While the subject is stone serious and Pipkin treats it as such, his personality flavors the Commit65 project in a blog and videos. He takes a lighter approach, peppering presentations with hand-drawn stick figures and joking that the prospect of flying for two solid months in an airplane sounds miserable and that he “suckered” his dad into it.
Chet (left) and Matt Pipkin want to attempt to break the world endurance flying record by staying aloft for 65 days of nonstop flying.
In fact, Chet Pipkin volunteered to join the project after Matt’s brother-in-law had to bow out because of work and family commitments. Chet is a Boeing 737 captain for American Airlines.
The project requires FAA approval for both the airplane and the flight.
“Whatever [aircraft] we use, whether certified or experimental, it will have to go into the experimental category to make the mods we have to make,” Pipkin said. The plan for the flight will seek a waiver from the minimum safe altitude requirements of FAR 91.119 (c). “They waive that for airshows all the time,” he said.
Pipkin submitted a plan for the flight to the FAA this week. He’s been making the rounds of radio stations and other venues to drum up support for an online fundraising campaign that ends Dec. 20. And he’s been looking for an airplane that can be modified to complete the record attempt.
The pilots who set the 1958 record flew a Cessna 172 with the name of the sponsor (the Hacienda Hotel and Casino, located on the Las Vegas strip) emblazoned on it. Its stripped interior had only a left pilot seat and left controls. A 95-pound Sorenson belly tank was installed that would allow 12 to 15 hours of time between refueling. Oil was added and oil filters were changed via two lines plumbed through the firewall.
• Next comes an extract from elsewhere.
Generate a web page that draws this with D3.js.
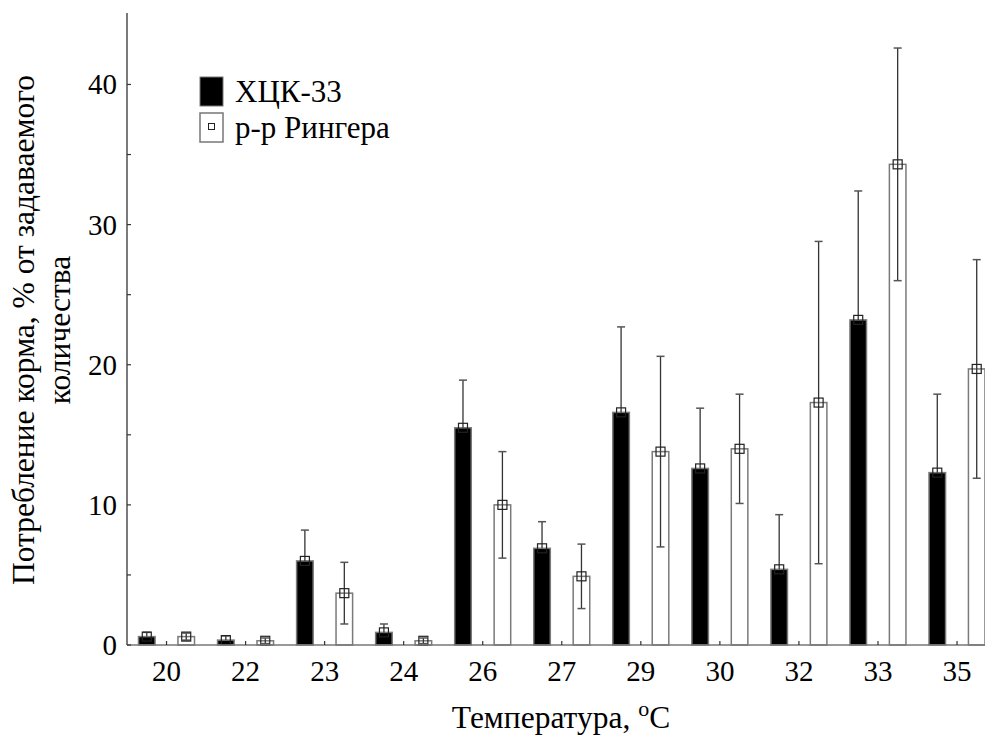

They refueled by suspending a hose to a truck and crew that drove at a match speed on the ground; in a similar fashion, they drew up baskets of food and supplies via a tow hook. They flew and slept in four-hour shifts. How did they, um, take care of other necessities? The records don’t say, and Pipkin isn’t divulging anything on the subject either.
If all goes as planned—funds can be secured, plans approved, and an airplane acquired and modified—the flight will take place in September 2011. Commit65 seeks corporate and individual sponsors for several items; a “wish list” is on Pipkin’s blog.